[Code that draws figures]
>>>>
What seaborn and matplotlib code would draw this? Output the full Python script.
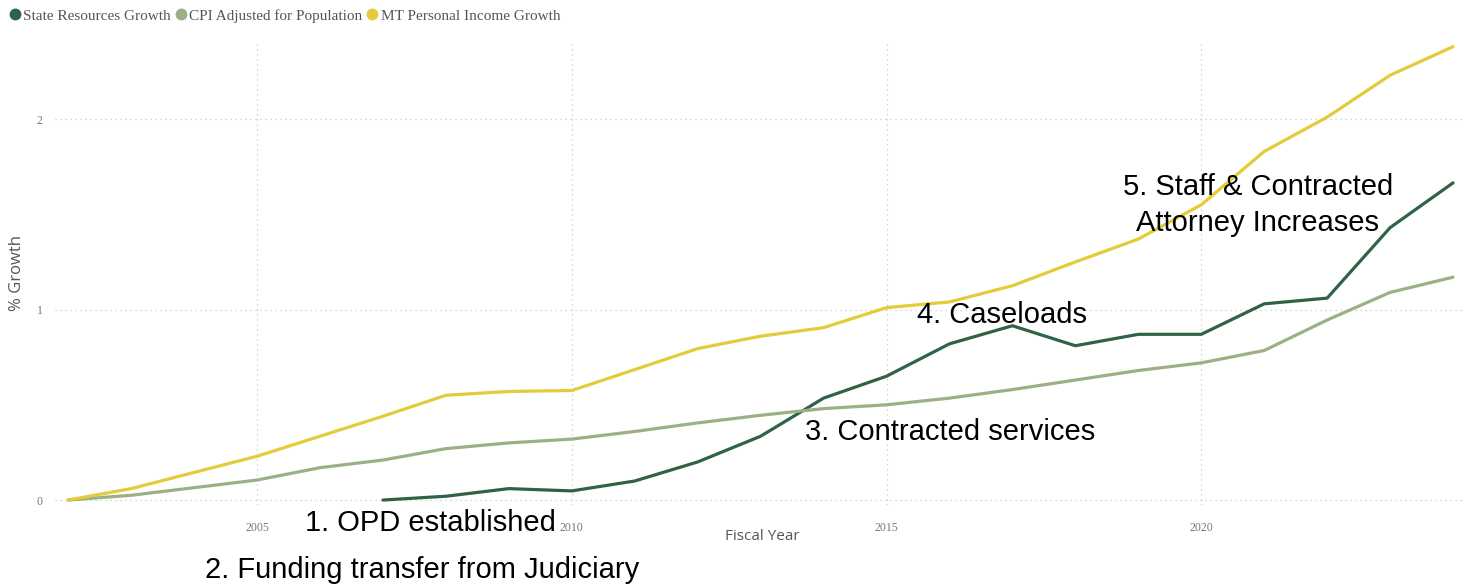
import numpy as np
import pandas as pd
import matplotlib
matplotlib.use("Agg")
import matplotlib.pyplot as plt
from matplotlib.lines import Line2D
import seaborn as sns

# ---- data ----
years = list(range(2002, 2025))
mt_income = [0.00, 0.06, 0.145, 0.23, 0.335, 0.44, 0.55, 0.57, 0.575, 0.685, 0.795,
             0.86, 0.905, 1.01, 1.04, 1.125, 1.25, 1.37, 1.55, 1.83, 2.01, 2.23, 2.38]
cpi_pop = [0.00, 0.025, 0.065, 0.105, 0.17, 0.21, 0.27, 0.30, 0.32, 0.36, 0.405,
           0.445, 0.48, 0.50, 0.535, 0.58, 0.63, 0.68, 0.72, 0.785, 0.945, 1.09, 1.17]
state_years = list(range(2007, 2025))
state_res = [0.00, 0.02, 0.06, 0.048, 0.10, 0.20, 0.335, 0.535, 0.65, 0.82, 0.915,
             0.81, 0.87, 0.87, 1.03, 1.06, 1.43, 1.665]

series_names = ["State Resources Growth", "CPI Adjusted for Population", "MT Personal Income Growth"]
colors = ["#2f6346", "#9bb085", "#e3cb3a"]
annotations = [
    ("1. OPD established", 430, 523),
    ("2. Funding transfer from Judiciary", 422, 570),
    ("3. Contracted services", 950, 432),
    ("4. Caseloads", 1002, 315),
    ("5. Staff & Contracted\nAttorney Increases", 1258, 205),
]

df = pd.concat([
    pd.DataFrame({"Fiscal Year": state_years, "% Growth": state_res, "Series": series_names[0]}),
    pd.DataFrame({"Fiscal Year": years, "% Growth": cpi_pop, "Series": series_names[1]}),
    pd.DataFrame({"Fiscal Year": years, "% Growth": mt_income, "Series": series_names[2]}),
], ignore_index=True)

sns.set_theme(style="white")
W, H = 1471, 585
fig = plt.figure(figsize=(W / 100, H / 100), dpi=100)
ax_l, ax_r, ax_t, ax_b = 55, 1465, 40, 505
ax = fig.add_axes([ax_l / W, 1 - ax_b / H, (ax_r - ax_l) / W, (ax_b - ax_t) / H])

sns.lineplot(data=df, x="Fiscal Year", y="% Growth", hue="Series",
             hue_order=series_names, palette=dict(zip(series_names, colors)),
             estimator=None, linewidth=2.3, legend=False, ax=ax, zorder=3)

ax.set_xlim(2001.79, 2024.19)
ax.set_ylim(-0.026, 2.415)
ax.set_xticks([2005, 2010, 2015, 2020])
ax.set_yticks([0, 1, 2])
ax.grid(True, linestyle=(0, (1, 3)), color="#c8c8c8", linewidth=0.9)
for s in ax.spines.values():
    s.set_visible(False)
ax.tick_params(axis="both", length=0, colors="#777777", labelsize=8.5)
ax.tick_params(axis="x", pad=12)
ax.tick_params(axis="y", pad=9)
for lab in ax.get_xticklabels() + ax.get_yticklabels():
    lab.set_family(["Liberation Serif", "DejaVu Serif"])

ax.set_xlabel("Fiscal Year", fontsize=11, color="#555555", family=["Open Sans", "DejaVu Sans"])
ax.set_ylabel("% Growth", fontsize=12, color="#555555", family=["Open Sans", "DejaVu Sans"])
ax.xaxis.set_label_coords((762 - ax_l) / (ax_r - ax_l), (ax_b - 529) / (ax_b - ax_t))
ax.yaxis.set_label_coords((25 - ax_l) / (ax_r - ax_l), (ax_b - 273) / (ax_b - ax_t))

handles = [Line2D([0], [0], marker="o", linestyle="", markersize=7.5,
                  markerfacecolor=c, markeredgecolor=c) for c in colors]
leg = fig.legend(handles, series_names, loc="upper left", bbox_to_anchor=(7 / W, 1 - 9 / H),
                 ncol=3, frameon=False, handlelength=1.0, handletextpad=0.05,
                 columnspacing=0.15, borderpad=0.0, borderaxespad=0.0,
                 prop={"family": ["Liberation Serif", "DejaVu Serif"], "size": 11})
for t in leg.get_texts():
    t.set_color("#555555")

for txt, x, y in annotations:
    fig.text(x / W, 1 - y / H, txt, ha="center", va="center", fontsize=21,
             family=["Liberation Sans", "DejaVu Sans"], color="black",
             linespacing=1.32, zorder=5)

fig.savefig("out.png", dpi=100)
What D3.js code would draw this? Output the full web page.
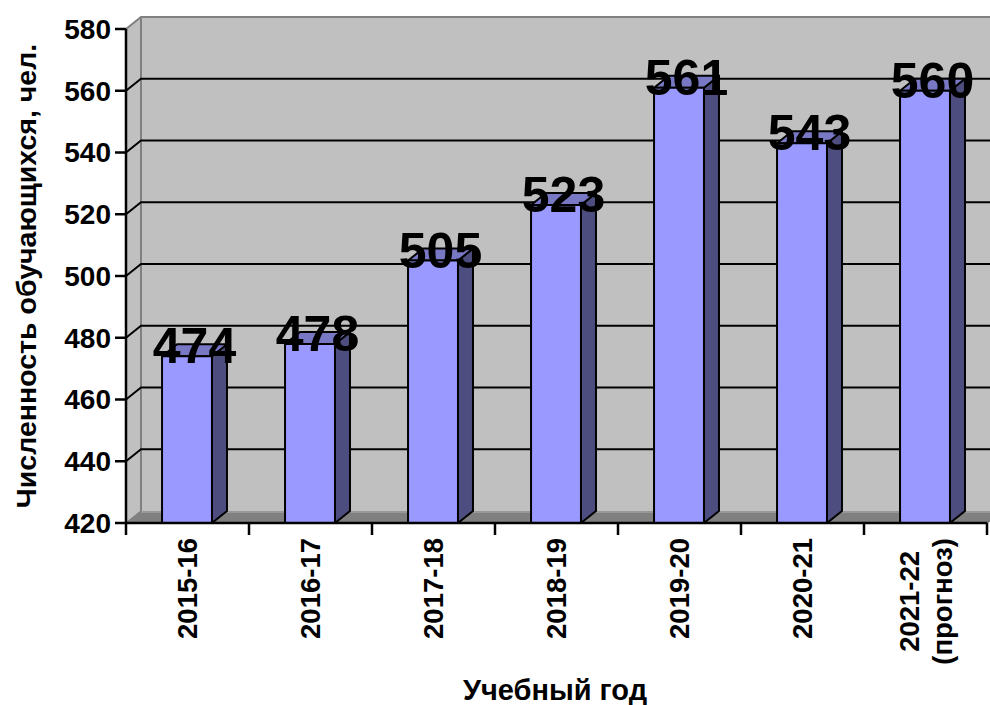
<<<<
Your task> Go through the entries above and pull out each line with "matplotlib" in it.

Exercise result>
What seaborn and matplotlib code would draw this? Output the full Python script.
import matplotlib
matplotlib.use("Agg")
import matplotlib.pyplot as plt
from matplotlib.lines import Line2D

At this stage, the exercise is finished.